Creative Access matches black, Asian and minority ethnic interns with paid placements in the creative industries. To date, they have placed more than 700 people, 90% of whom moved into permanent jobs at the end of their placement.

We have worked closely with the charity over the past couple of years and we were honoured to receive their Trailblazer Award just this week. To date, six Creative Access interns have worked with us, most of whom stayed on with us as permanent staff or moved into permanent publishing positions.

Samia Gundkalli joined us from Creative Access in October and has already been promoted to work full time in our Prizes team. Commenting on this week’s news, she said:

“Without the help and support of Creative Access, I would never have been given the opportunity to join the Society of Authors and have such brilliant exposure to the publishing industry.
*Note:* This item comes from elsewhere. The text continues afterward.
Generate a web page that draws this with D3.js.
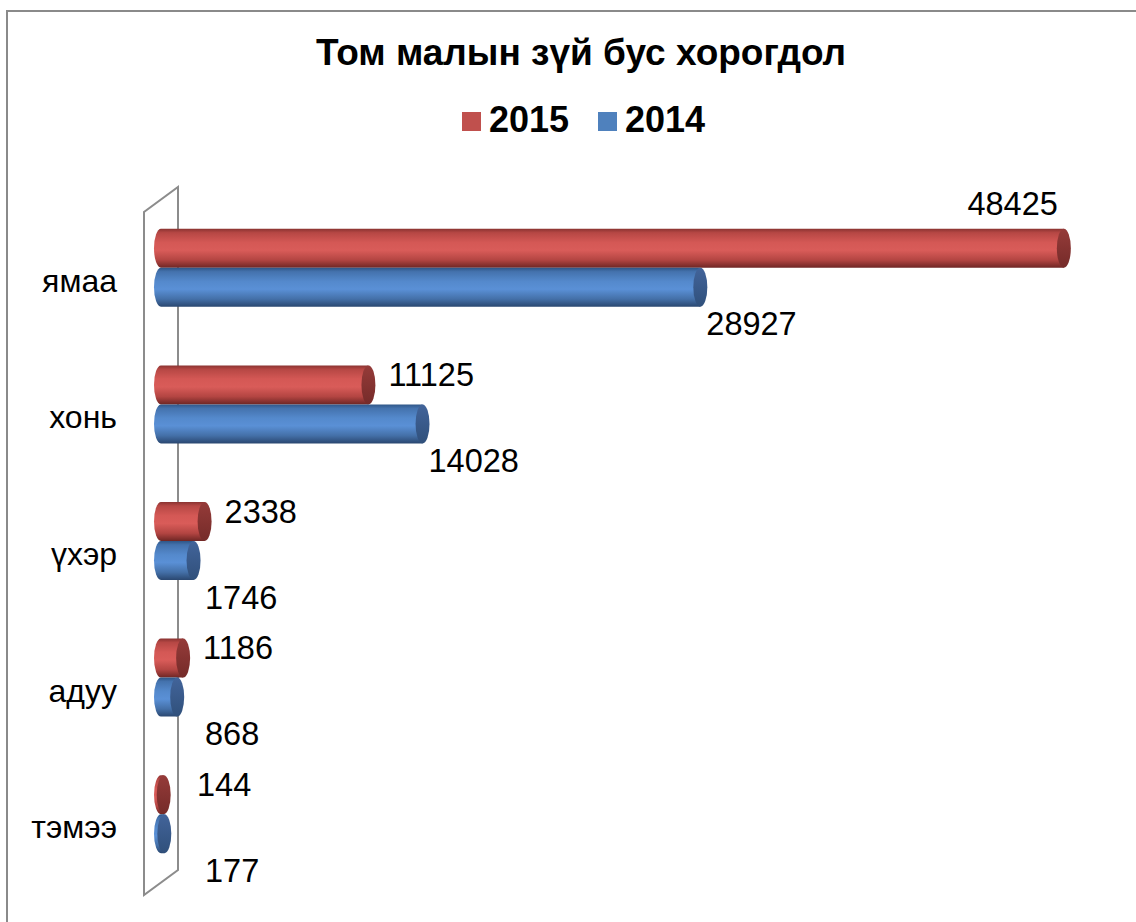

Cutting its funding at a time when diversity campaigns in creative industries are just gaining traction would be devastating, and would rob thousands of other young BME people of the chance to pursue careers which otherwise may be inaccessible to them.”

Yesterday, Pan Macmillan pledged £50,000 to help save the organisation and committed to double its intake of Creative Access interns. We urge other organisations that have worked with the scheme to follow their example.

And join us in signing the petition on to make the Government aware of the value Creative Access has brought to organisations like SoA, the rest of the industry and to the people it supports.

Our seventh intern under the scheme will join us at the beginning of January. We hope she won’t be our last.